Gold prices rose just over 2 percent on Thursday afternoon, reversing earlier losses and lifting silver, as U.S. equities resumed their downward spiral, renewing bullion's safe-haven appeal that has spurred the market's biggest rally in years.
On Wall Street, equities snapped a three-day rally, after a slump in shares of Wal-Mart Stores weighed on retail stocks and oil prices retreated.
"The equities pulled back. Gold popped," said Bob Haberkorn, senior market strategist at RJO Futures in Chicago.
"While equities are starting to come back and oil's shown a little bit of life, gold is strengthening as the day goes on. The sentiment in gold right now is overwhelmingly bullish."
Spot gold was up 2.2 percent at $1,235.30 an ounce after steadily rising $35 off the intraday lows. The recovery put it closer to the one-year highs around $1,260 hit a week ago.
U.S. gold futures for April delivery settled up 2 percent at $1,236.30.
Silver futures recovered earlier losses and were up 0.86 percent at $15.51.
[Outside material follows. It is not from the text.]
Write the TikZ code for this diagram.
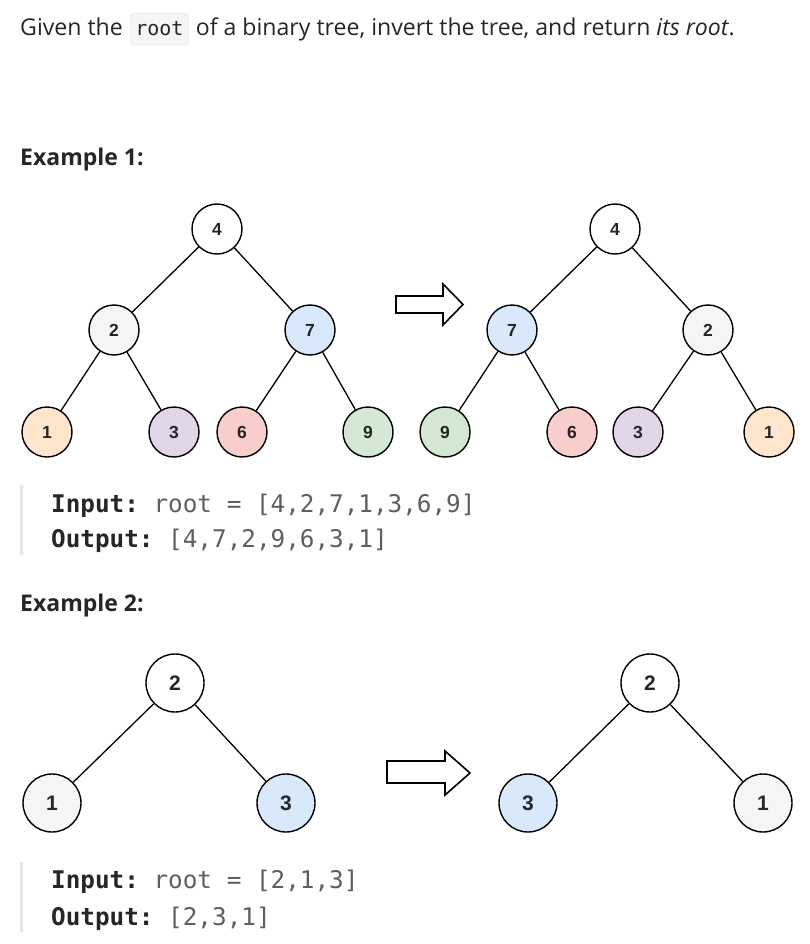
\documentclass[tikz,border=0pt]{standalone}
\usepackage{fontspec}
\setmainfont{Open Sans}
\setmonofont{DejaVu Sans Mono}
\newfontfamily\labelfont{Liberation Sans}
\usetikzlibrary{positioning}

\definecolor{peach}{HTML}{FFE6CC}
\definecolor{lavender}{HTML}{E1D5E7}
\definecolor{rose}{HTML}{F8CECC}
\definecolor{mint}{HTML}{D5E8D4}
\definecolor{skyblue}{HTML}{DAE8FC}
\definecolor{paleGrey}{HTML}{F5F5F5}
\definecolor{codeGrey}{HTML}{5E5E5E}
\definecolor{barGrey}{HTML}{E6E6E6}
\definecolor{inkGrey}{HTML}{262626}

\begin{document}
\begin{tikzpicture}[x=1pt, y=-1pt,
    treenode/.style={circle, draw=black, line width=1.4pt, minimum size=50pt, inner sep=0pt,
        font=\labelfont\bfseries\fontsize{17.5}{17.5}\selectfont, text=inkGrey},
    bignode/.style={treenode, minimum size=58pt, font=\labelfont\bfseries\fontsize{21}{21}\selectfont},
    edge/.style={line width=1.3pt},
    hollowarrow/.style={line width=1.6pt, fill=white, line join=miter},
    codebox/.style={draw=barGrey, fill=paleGrey, rounded corners=4pt, inner xsep=5pt,
        minimum height=32pt, font=\ttfamily\fontsize{20}{20}\selectfont, text=inkGrey},
    codeline/.style={anchor=base west, inner sep=0pt, font=\ttfamily\fontsize{24.3}{24.3}\selectfont, text=inkGrey},
    headline/.style={anchor=base west, inner sep=0pt, font=\bfseries\fontsize{23}{23}\selectfont, text=inkGrey}]
    \useasboundingbox[fill=white] (0,0) rectangle (810,944);

    % Draw the problem statement
    \node (given) [anchor=base west, inner sep=0pt, font=\fontsize{23.1}{23.1}\selectfont, text=inkGrey] at (20,36) {Given the};
    \node (rootcode) [codebox, anchor=base west] at ([xshift=7pt]given.base east) {root};
    \node (statement) [anchor=base west, inner sep=0pt, font=\fontsize{23.1}{23.1}\selectfont, text=inkGrey] at ([xshift=7pt]rootcode.base east) {of a binary tree, invert the tree, and return \textit{its root}.};

    % Example 1
    \node (exampleA) [headline] at (20,165) {Example 1:};

    % Draw the nodes of the first tree
    \node (a4) [treenode] at (217,229) {4};
    \node (a2) [treenode, fill=paleGrey] at (114,330) {2};
    \node (a7) [treenode, fill=skyblue] at (310,330) {7};
    \node (a1) [treenode, fill=peach] at (47,432) {1};
    \node (a3) [treenode, fill=lavender] at (174,432) {3};
    \node (a6) [treenode, fill=rose] at (242,432) {6};
    \node (a9) [treenode, fill=mint] at (368,432) {9};

    % Draw the nodes of the inverted tree
    \node (b4) [treenode] at (615,229) {4};
    \node (b7) [treenode, fill=skyblue] at (512,330) {7};
    \node (b2) [treenode, fill=paleGrey] at (708,330) {2};
    \node (b9) [treenode, fill=mint] at (445,432) {9};
    \node (b6) [treenode, fill=rose] at (572,432) {6};
    \node (b3) [treenode, fill=lavender] at (638,432) {3};
    \node (b1) [treenode, fill=peach] at (769,432) {1};

    % Draw the edges
    \draw[edge] (a4) -- (a2);
    \draw[edge] (a4) -- (a7);
    \draw[edge] (a2) -- (a1);
    \draw[edge] (a2) -- (a3);
    \draw[edge] (a7) -- (a6);
    \draw[edge] (a7) -- (a9);
    \draw[edge] (b4) -- (b7);
    \draw[edge] (b4) -- (b2);
    \draw[edge] (b7) -- (b9);
    \draw[edge] (b7) -- (b6);
    \draw[edge] (b2) -- (b3);
    \draw[edge] (b2) -- (b1);

    % Draw the arrow between the trees
    \draw[hollowarrow] (396,296) -- (443,296) -- (443,284) -- (463,304.5) -- (443,325) -- (443,313) -- (396,313) -- cycle;

    % Input and output
    \fill[barGrey] (20,485) rectangle (23,555);
    \node (inputA) [codeline] at (51,512) {\textbf{Input:} \textcolor{codeGrey}{root = [4,2,7,1,3,6,9]}};
    \node (outputA) [codeline] at (51,547) {\textbf{Output:} \textcolor{codeGrey}{[4,7,2,9,6,3,1]}};

    % Example 2
    \node (exampleB) [headline] at (20,611) {Example 2:};

    \node (c2) [bignode] at (175,683) {2};
    \node (c1) [bignode, fill=paleGrey] at (52,803) {1};
    \node (c3) [bignode, fill=skyblue] at (286,803) {3};

    \node (d2) [bignode] at (650,683) {2};
    \node (d3) [bignode, fill=skyblue] at (528,803) {3};
    \node (d1) [bignode, fill=paleGrey] at (763,803) {1};

    \draw[edge] (c2) -- (c1);
    \draw[edge] (c2) -- (c3);
    \draw[edge] (d2) -- (d3);
    \draw[edge] (d2) -- (d1);

    \draw[hollowarrow] (387,761) -- (445,761) -- (445,751) -- (470,773) -- (445,795) -- (445,783) -- (387,783) -- cycle;

    \fill[barGrey] (20,862) rectangle (23,932);
    \node (inputB) [codeline] at (51,888) {\textbf{Input:} \textcolor{codeGrey}{root = [2,1,3]}};
    \node (outputB) [codeline] at (51,925) {\textbf{Output:} \textcolor{codeGrey}{[2,3,1]}};
\end{tikzpicture}
\end{document}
"That turning point midday, you had stocks sell off a little bit. Now gold has turned up pretty meaningfully," said Rob Haworth, senior investment strategist for U.S. Bank Wealth management in Seattle.
"Gold's working as a safe haven trade right now in this era of negative interest rates in Europe, Japan, Sweden and Denmark."
A gauge of stocks around the globe edged higher, extending its best run of the year, as hopes for a stabilization in oil prices lifted emerging markets, while earnings in Europe and the United States limited gains.
Financial market volatility has increased expectations that the U.S. Federal Reserve may hold off hiking interest rates further this year.
Some traders attributed the buying to high-speed computer-driven algorithmic trading.
"The sellers seem to have disappeared," said Tai Wong, director of base and precious metals trading for BMO Capital Markets in New York, adding that a settlement above $1,230 "will get the bulls aroused again."
Gold has risen almost 20 percent since hitting near six-year lows in December for its steepest gains in years.
Inflows into gold-backed exchange-traded funds (ETFs), holdings of which have already risen this year by more than they fell in the whole of 2015, showed investor appetite has sharpened, analysts said.
Platinum was up 0.2 percent to $947.90 per ounce and palladium was down 1.5 percent to $503.51.